- **Exercise objective**
Take the lines from the beginning of the material through the line containing "(2.5,702) -- (909,702);" and retype them exactly, leaving the pictures out.
= = = = = = =
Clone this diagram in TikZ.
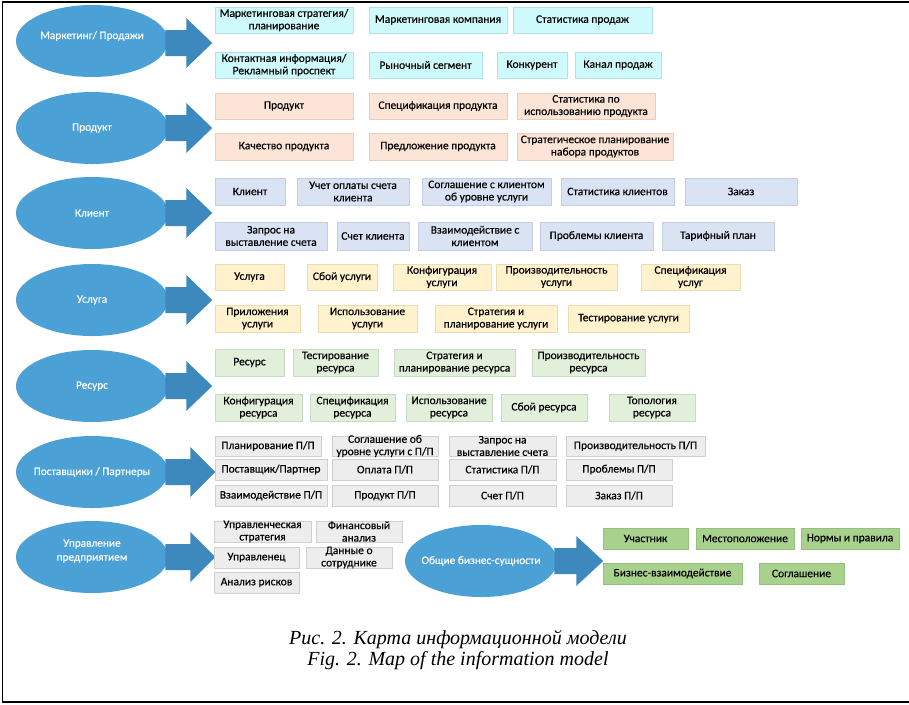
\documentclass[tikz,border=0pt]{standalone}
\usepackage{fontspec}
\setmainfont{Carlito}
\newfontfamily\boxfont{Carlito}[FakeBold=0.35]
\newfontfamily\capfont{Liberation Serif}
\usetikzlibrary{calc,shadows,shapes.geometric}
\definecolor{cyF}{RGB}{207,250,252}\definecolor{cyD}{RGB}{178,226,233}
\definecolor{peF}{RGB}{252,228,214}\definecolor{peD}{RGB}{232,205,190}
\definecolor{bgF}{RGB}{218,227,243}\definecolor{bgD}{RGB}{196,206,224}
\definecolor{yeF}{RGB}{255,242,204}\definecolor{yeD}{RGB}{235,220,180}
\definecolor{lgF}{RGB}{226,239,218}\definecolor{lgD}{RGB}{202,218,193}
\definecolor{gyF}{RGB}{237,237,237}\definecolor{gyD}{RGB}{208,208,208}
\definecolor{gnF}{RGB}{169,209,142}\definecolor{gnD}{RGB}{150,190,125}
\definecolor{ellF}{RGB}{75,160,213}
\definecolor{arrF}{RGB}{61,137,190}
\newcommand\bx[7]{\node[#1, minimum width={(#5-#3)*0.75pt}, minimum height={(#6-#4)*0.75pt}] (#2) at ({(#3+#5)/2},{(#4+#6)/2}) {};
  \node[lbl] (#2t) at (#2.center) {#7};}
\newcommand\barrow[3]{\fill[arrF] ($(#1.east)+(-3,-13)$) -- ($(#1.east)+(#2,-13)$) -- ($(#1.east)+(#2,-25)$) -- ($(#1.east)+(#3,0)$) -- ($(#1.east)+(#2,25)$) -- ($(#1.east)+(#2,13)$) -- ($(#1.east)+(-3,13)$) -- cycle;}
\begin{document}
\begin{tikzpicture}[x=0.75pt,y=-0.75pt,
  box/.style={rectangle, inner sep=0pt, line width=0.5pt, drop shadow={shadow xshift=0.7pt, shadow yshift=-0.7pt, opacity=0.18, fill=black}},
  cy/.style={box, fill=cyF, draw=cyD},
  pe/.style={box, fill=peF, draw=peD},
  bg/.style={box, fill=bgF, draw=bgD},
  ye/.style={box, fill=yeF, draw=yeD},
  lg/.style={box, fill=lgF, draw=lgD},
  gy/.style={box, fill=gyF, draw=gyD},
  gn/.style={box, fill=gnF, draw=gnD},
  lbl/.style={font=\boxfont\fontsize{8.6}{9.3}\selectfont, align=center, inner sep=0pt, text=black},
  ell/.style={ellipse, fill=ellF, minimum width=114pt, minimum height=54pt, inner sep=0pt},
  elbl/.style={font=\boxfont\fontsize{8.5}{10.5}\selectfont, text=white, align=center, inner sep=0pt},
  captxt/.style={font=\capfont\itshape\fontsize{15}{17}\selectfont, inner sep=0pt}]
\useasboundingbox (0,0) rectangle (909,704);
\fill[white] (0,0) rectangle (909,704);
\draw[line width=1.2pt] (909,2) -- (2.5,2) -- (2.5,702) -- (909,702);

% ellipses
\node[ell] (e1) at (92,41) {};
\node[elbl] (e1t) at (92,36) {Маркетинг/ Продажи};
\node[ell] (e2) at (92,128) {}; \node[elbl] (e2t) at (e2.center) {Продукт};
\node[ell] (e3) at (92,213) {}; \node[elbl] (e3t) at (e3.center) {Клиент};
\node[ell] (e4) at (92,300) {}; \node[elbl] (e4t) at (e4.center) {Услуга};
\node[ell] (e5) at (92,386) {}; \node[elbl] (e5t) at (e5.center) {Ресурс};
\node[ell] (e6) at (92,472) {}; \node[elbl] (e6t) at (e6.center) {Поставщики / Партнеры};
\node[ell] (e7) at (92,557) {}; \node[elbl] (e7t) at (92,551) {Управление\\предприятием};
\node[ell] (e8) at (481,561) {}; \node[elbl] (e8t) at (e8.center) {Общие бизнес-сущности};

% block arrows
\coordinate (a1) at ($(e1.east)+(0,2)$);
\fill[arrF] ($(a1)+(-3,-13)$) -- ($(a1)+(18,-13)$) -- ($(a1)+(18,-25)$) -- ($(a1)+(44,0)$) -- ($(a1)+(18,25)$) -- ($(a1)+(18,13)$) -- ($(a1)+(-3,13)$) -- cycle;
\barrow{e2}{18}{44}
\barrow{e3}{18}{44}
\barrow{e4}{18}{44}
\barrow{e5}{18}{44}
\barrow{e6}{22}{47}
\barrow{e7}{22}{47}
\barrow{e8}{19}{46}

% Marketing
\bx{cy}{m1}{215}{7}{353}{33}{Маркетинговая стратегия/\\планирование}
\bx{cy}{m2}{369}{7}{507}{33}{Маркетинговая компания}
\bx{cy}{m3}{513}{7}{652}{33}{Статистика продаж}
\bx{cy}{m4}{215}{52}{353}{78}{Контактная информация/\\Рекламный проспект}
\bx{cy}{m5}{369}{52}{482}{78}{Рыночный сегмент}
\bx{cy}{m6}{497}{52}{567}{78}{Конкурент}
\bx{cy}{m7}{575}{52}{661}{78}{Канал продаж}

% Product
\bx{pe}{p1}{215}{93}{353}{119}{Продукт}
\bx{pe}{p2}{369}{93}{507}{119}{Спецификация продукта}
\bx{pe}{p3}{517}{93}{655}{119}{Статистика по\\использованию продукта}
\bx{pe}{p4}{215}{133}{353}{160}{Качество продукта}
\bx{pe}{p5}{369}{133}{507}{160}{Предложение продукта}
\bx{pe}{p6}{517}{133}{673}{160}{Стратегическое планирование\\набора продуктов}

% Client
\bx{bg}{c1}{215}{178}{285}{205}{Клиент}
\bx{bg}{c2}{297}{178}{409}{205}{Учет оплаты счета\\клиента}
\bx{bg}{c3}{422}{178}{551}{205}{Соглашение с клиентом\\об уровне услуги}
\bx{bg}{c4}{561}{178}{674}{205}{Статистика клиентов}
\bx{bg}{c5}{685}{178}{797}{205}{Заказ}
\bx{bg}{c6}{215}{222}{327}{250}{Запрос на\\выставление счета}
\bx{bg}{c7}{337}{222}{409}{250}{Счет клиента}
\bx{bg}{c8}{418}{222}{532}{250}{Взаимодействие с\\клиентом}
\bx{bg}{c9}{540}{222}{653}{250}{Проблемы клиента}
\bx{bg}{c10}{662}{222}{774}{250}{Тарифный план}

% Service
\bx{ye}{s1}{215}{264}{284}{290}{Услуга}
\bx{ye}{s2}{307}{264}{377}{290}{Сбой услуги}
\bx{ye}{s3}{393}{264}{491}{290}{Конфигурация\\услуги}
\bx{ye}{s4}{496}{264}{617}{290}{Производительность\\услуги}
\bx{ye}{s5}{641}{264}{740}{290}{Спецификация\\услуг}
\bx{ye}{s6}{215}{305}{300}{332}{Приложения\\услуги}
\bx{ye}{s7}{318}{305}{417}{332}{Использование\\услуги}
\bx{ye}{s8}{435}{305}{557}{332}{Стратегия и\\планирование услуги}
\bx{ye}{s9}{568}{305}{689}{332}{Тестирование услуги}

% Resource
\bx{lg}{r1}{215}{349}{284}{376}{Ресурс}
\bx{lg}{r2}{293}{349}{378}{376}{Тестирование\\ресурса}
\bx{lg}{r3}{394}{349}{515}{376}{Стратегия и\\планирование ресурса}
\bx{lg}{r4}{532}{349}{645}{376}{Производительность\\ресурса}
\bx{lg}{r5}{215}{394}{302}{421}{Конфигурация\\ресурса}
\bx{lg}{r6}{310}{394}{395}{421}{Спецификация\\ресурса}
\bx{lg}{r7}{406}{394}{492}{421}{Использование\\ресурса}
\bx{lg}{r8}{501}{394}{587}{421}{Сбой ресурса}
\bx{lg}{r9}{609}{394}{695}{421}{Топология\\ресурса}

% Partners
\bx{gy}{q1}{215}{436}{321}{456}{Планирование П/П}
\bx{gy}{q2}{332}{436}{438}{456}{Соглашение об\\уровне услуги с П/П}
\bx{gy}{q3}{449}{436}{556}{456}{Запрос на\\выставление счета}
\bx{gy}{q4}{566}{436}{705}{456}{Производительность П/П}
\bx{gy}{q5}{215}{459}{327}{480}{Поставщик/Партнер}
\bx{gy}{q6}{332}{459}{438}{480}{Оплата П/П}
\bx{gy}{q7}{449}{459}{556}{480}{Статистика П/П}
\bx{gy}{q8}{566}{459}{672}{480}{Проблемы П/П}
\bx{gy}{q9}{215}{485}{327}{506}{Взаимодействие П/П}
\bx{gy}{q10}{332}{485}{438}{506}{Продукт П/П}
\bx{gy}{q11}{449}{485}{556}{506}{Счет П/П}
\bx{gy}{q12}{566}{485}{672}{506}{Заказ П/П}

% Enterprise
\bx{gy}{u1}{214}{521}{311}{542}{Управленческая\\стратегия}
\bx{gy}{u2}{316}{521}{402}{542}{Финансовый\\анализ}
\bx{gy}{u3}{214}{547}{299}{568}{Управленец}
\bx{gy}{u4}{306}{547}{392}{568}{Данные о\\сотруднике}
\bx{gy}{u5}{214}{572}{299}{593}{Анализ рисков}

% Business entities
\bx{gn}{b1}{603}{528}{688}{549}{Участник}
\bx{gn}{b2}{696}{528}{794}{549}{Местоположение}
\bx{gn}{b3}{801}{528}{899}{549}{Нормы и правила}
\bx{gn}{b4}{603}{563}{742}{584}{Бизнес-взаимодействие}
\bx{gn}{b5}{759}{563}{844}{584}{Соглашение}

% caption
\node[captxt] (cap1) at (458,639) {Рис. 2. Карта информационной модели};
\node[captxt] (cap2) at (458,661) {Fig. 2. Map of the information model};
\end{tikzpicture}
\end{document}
= = = = = = =
- **Written solution**
Clone this diagram in TikZ.
\documentclass[tikz,border=0pt]{standalone}
\usepackage{fontspec}
\setmainfont{Carlito}
\newfontfamily\boxfont{Carlito}[FakeBold=0.35]
\newfontfamily\capfont{Liberation Serif}
\usetikzlibrary{calc,shadows,shapes.geometric}
\definecolor{cyF}{RGB}{207,250,252}\definecolor{cyD}{RGB}{178,226,233}
\definecolor{peF}{RGB}{252,228,214}\definecolor{peD}{RGB}{232,205,190}
\definecolor{bgF}{RGB}{218,227,243}\definecolor{bgD}{RGB}{196,206,224}
\definecolor{yeF}{RGB}{255,242,204}\definecolor{yeD}{RGB}{235,220,180}
\definecolor{lgF}{RGB}{226,239,218}\definecolor{lgD}{RGB}{202,218,193}
\definecolor{gyF}{RGB}{237,237,237}\definecolor{gyD}{RGB}{208,208,208}
\definecolor{gnF}{RGB}{169,209,142}\definecolor{gnD}{RGB}{150,190,125}
\definecolor{ellF}{RGB}{75,160,213}
\definecolor{arrF}{RGB}{61,137,190}
\newcommand\bx[7]{\node[#1, minimum width={(#5-#3)*0.75pt}, minimum height={(#6-#4)*0.75pt}] (#2) at ({(#3+#5)/2},{(#4+#6)/2}) {};
  \node[lbl] (#2t) at (#2.center) {#7};}
\newcommand\barrow[3]{\fill[arrF] ($(#1.east)+(-3,-13)$) -- ($(#1.east)+(#2,-13)$) -- ($(#1.east)+(#2,-25)$) -- ($(#1.east)+(#3,0)$) -- ($(#1.east)+(#2,25)$) -- ($(#1.east)+(#2,13)$) -- ($(#1.east)+(-3,13)$) -- cycle;}
\begin{document}
\begin{tikzpicture}[x=0.75pt,y=-0.75pt,
  box/.style={rectangle, inner sep=0pt, line width=0.5pt, drop shadow={shadow xshift=0.7pt, shadow yshift=-0.7pt, opacity=0.18, fill=black}},
  cy/.style={box, fill=cyF, draw=cyD},
  pe/.style={box, fill=peF, draw=peD},
  bg/.style={box, fill=bgF, draw=bgD},
  ye/.style={box, fill=yeF, draw=yeD},
  lg/.style={box, fill=lgF, draw=lgD},
  gy/.style={box, fill=gyF, draw=gyD},
  gn/.style={box, fill=gnF, draw=gnD},
  lbl/.style={font=\boxfont\fontsize{8.6}{9.3}\selectfont, align=center, inner sep=0pt, text=black},
  ell/.style={ellipse, fill=ellF, minimum width=114pt, minimum height=54pt, inner sep=0pt},
  elbl/.style={font=\boxfont\fontsize{8.5}{10.5}\selectfont, text=white, align=center, inner sep=0pt},
  captxt/.style={font=\capfont\itshape\fontsize{15}{17}\selectfont, inner sep=0pt}]
\useasboundingbox (0,0) rectangle (909,704);
\fill[white] (0,0) rectangle (909,704);
\draw[line width=1.2pt] (909,2) -- (2.5,2) -- (2.5,702) -- (909,702);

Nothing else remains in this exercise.